* Task to carry out
Below are some records. Retype exactly the lines from the one containing "Recreate this image" through the one containing "in range(1, 5)]", both included, skipping every picture.

* Records for this task
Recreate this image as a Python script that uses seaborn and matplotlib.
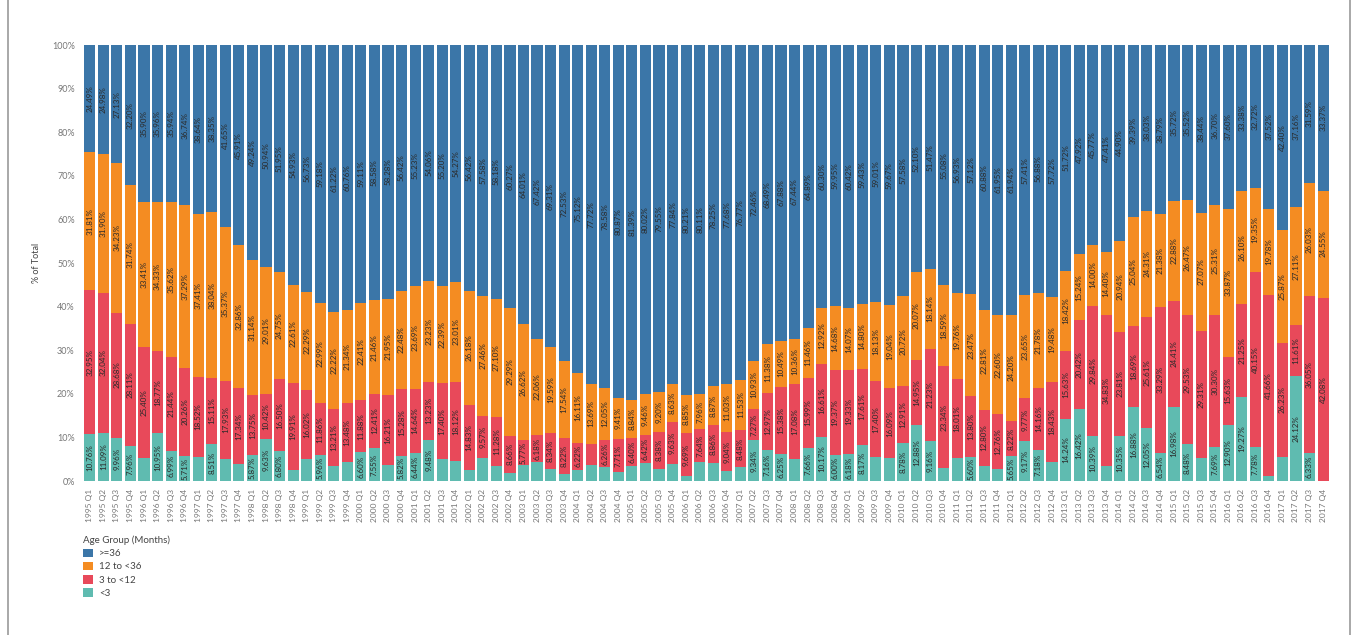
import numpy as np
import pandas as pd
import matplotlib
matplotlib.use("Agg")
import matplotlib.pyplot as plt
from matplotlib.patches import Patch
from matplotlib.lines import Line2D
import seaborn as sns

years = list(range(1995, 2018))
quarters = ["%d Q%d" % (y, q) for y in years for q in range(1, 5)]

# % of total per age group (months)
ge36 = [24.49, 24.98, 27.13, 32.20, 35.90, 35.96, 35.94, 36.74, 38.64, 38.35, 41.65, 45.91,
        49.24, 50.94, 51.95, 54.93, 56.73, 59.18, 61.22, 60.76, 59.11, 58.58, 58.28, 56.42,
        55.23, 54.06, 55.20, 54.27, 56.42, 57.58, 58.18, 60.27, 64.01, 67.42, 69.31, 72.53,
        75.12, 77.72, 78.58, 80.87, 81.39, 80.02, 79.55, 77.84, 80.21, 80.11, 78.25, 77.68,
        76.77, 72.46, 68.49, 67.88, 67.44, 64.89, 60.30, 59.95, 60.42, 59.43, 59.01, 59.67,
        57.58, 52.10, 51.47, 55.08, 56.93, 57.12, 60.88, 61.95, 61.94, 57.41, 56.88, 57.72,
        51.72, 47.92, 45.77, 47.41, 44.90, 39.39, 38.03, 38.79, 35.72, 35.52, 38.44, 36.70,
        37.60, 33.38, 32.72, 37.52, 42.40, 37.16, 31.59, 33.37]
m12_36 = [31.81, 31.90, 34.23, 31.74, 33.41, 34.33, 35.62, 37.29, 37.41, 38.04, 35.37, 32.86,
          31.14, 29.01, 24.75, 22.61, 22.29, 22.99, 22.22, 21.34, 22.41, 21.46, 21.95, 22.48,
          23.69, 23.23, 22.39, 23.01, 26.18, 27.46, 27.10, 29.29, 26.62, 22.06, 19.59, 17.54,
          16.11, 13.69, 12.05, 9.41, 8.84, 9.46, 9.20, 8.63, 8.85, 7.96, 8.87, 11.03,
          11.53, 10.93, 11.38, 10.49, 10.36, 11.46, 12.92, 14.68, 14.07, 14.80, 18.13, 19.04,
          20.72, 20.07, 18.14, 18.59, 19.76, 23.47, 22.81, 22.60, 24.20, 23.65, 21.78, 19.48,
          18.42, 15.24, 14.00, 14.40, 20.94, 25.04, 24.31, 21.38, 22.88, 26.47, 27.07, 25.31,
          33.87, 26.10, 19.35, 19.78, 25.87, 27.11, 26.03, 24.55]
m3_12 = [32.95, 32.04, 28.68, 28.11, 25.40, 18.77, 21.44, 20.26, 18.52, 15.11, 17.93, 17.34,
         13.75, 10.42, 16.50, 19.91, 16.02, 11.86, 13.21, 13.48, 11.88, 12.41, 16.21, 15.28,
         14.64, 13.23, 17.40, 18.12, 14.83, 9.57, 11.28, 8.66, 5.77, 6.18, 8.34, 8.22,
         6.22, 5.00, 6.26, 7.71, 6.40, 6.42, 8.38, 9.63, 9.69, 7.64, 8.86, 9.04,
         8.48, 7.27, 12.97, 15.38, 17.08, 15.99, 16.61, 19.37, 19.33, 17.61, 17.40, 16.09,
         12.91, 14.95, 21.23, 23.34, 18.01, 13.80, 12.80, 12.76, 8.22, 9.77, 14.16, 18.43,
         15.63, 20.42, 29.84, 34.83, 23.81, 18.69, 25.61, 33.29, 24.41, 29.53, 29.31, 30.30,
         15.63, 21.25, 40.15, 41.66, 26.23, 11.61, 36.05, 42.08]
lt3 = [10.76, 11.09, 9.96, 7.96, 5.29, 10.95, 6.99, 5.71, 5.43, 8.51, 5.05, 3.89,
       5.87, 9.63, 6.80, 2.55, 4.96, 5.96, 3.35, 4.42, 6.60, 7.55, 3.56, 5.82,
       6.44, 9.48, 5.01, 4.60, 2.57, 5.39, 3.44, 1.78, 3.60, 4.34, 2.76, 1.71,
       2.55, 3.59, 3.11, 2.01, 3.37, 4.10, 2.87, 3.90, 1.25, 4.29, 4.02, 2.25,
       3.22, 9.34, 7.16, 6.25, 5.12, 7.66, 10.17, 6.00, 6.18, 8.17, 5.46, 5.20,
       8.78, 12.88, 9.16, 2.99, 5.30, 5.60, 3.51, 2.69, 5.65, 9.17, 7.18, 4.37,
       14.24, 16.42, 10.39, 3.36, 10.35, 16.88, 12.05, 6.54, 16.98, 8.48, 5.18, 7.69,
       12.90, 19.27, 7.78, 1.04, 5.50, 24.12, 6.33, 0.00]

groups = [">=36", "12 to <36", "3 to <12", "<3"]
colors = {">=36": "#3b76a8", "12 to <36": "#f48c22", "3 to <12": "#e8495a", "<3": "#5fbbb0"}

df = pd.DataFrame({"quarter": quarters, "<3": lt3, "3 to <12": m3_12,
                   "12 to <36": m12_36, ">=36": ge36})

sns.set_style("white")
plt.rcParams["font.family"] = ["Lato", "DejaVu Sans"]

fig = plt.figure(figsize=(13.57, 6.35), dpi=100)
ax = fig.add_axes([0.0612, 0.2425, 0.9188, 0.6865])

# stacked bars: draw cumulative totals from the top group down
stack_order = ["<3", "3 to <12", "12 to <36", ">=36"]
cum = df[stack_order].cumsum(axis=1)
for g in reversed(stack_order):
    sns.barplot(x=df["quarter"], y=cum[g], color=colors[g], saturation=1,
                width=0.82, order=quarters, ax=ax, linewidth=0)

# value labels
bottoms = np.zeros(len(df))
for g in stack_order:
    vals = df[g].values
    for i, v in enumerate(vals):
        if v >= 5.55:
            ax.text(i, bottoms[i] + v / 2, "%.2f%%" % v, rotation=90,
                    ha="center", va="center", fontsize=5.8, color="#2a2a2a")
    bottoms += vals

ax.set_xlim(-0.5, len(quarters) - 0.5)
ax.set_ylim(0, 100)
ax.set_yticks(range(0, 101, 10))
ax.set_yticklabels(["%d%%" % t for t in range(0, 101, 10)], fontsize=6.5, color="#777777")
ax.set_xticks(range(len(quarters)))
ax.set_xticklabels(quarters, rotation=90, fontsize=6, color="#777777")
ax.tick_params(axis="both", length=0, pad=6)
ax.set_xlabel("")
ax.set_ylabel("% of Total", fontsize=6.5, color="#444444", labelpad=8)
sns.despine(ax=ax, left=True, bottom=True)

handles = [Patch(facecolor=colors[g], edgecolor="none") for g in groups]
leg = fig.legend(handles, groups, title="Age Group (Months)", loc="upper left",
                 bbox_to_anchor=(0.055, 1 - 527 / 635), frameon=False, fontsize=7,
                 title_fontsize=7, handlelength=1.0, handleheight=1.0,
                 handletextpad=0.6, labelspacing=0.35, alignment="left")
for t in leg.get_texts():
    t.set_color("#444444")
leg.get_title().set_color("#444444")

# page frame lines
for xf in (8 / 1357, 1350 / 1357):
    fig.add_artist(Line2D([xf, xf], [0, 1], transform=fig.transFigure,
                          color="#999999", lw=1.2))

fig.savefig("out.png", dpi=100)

---

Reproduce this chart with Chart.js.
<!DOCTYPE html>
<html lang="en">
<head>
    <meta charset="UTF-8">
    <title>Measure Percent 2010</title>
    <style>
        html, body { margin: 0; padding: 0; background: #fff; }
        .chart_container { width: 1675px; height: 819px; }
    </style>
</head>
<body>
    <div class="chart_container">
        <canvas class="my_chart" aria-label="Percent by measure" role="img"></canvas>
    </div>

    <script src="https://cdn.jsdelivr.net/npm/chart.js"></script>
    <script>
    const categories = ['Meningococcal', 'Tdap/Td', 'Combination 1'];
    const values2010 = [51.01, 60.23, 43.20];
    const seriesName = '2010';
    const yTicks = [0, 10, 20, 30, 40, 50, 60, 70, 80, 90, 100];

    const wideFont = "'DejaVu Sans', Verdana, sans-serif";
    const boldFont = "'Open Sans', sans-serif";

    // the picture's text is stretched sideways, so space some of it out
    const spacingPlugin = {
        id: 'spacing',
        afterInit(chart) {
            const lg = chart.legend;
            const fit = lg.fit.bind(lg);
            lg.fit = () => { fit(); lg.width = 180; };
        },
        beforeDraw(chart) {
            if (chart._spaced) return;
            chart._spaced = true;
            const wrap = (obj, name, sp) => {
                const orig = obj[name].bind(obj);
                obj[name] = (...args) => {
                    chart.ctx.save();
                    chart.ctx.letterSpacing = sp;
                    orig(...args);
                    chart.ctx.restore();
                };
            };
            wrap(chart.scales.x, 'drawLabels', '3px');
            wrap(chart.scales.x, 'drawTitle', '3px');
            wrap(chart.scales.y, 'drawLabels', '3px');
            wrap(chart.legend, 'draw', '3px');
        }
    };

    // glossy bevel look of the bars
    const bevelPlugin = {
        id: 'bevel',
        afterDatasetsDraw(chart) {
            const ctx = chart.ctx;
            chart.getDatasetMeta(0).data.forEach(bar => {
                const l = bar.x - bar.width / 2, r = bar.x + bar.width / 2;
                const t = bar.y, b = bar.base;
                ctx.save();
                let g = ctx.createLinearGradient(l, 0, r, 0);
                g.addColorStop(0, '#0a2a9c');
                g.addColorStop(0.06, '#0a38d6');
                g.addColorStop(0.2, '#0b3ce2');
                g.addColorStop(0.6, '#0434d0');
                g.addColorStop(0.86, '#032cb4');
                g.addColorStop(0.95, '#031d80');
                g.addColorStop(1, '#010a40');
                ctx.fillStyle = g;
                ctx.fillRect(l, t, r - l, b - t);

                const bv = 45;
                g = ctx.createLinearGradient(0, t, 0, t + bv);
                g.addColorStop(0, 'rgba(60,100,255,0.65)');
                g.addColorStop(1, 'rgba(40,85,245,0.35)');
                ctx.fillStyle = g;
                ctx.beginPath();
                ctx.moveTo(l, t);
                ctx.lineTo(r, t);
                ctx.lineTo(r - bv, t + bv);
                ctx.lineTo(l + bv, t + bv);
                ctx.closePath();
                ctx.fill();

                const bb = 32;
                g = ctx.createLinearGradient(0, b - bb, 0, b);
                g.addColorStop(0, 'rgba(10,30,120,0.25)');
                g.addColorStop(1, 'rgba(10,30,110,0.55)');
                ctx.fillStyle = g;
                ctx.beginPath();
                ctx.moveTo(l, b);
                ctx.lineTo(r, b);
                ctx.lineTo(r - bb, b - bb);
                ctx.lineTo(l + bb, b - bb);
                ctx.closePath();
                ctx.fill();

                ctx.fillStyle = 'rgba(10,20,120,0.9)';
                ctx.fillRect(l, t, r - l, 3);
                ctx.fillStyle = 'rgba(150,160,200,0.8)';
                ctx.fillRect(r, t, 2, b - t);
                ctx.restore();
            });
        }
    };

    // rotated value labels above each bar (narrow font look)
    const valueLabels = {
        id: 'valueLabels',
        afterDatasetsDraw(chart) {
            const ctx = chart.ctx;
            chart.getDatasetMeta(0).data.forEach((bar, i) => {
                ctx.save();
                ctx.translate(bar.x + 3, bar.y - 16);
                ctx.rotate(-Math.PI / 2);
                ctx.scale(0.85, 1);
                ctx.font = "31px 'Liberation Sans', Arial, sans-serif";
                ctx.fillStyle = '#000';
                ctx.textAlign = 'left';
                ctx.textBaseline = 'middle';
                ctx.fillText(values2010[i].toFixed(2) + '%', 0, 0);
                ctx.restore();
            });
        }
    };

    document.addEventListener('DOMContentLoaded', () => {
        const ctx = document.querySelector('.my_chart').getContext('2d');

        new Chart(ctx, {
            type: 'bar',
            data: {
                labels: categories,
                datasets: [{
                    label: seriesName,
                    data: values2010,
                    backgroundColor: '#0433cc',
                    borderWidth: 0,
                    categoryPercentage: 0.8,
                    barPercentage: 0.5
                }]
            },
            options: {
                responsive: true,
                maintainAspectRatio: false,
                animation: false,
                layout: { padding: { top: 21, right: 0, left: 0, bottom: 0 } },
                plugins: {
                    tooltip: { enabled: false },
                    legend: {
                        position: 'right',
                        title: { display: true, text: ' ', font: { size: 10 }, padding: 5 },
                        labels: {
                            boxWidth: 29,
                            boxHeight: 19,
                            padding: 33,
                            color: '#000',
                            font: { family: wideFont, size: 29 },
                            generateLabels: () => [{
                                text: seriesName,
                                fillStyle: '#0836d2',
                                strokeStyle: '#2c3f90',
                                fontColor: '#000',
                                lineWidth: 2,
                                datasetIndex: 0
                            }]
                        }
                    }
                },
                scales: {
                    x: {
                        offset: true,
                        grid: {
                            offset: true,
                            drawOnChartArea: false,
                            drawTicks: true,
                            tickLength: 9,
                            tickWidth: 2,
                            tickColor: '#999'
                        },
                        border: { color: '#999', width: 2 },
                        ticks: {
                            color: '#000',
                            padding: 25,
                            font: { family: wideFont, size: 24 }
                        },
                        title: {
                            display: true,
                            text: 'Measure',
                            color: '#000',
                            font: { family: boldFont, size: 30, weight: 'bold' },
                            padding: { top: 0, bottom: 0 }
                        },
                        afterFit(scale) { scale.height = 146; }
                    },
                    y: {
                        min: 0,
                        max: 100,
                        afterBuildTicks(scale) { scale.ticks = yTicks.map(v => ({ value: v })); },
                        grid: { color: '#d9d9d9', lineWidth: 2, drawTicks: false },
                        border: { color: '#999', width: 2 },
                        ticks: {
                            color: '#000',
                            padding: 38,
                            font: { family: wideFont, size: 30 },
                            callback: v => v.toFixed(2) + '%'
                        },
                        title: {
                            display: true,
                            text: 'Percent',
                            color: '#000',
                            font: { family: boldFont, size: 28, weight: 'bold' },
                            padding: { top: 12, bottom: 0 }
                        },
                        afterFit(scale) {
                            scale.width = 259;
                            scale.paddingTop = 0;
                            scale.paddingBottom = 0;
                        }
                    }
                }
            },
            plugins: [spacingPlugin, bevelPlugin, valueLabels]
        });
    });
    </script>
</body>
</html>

...

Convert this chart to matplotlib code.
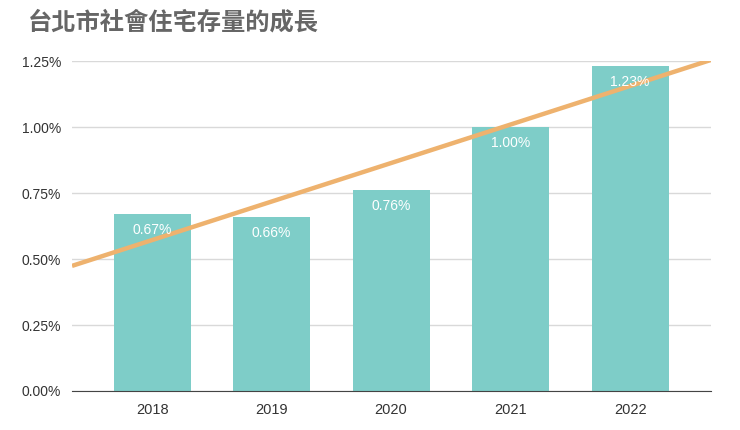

* Full response
Recreate this image as a Python script that uses seaborn and matplotlib.
import numpy as np
import pandas as pd
import matplotlib
matplotlib.use("Agg")
import matplotlib.pyplot as plt
from matplotlib.patches import Patch
from matplotlib.lines import Line2D
import seaborn as sns

years = list(range(1995, 2018))
quarters = ["%d Q%d" % (y, q) for y in years for q in range(1, 5)]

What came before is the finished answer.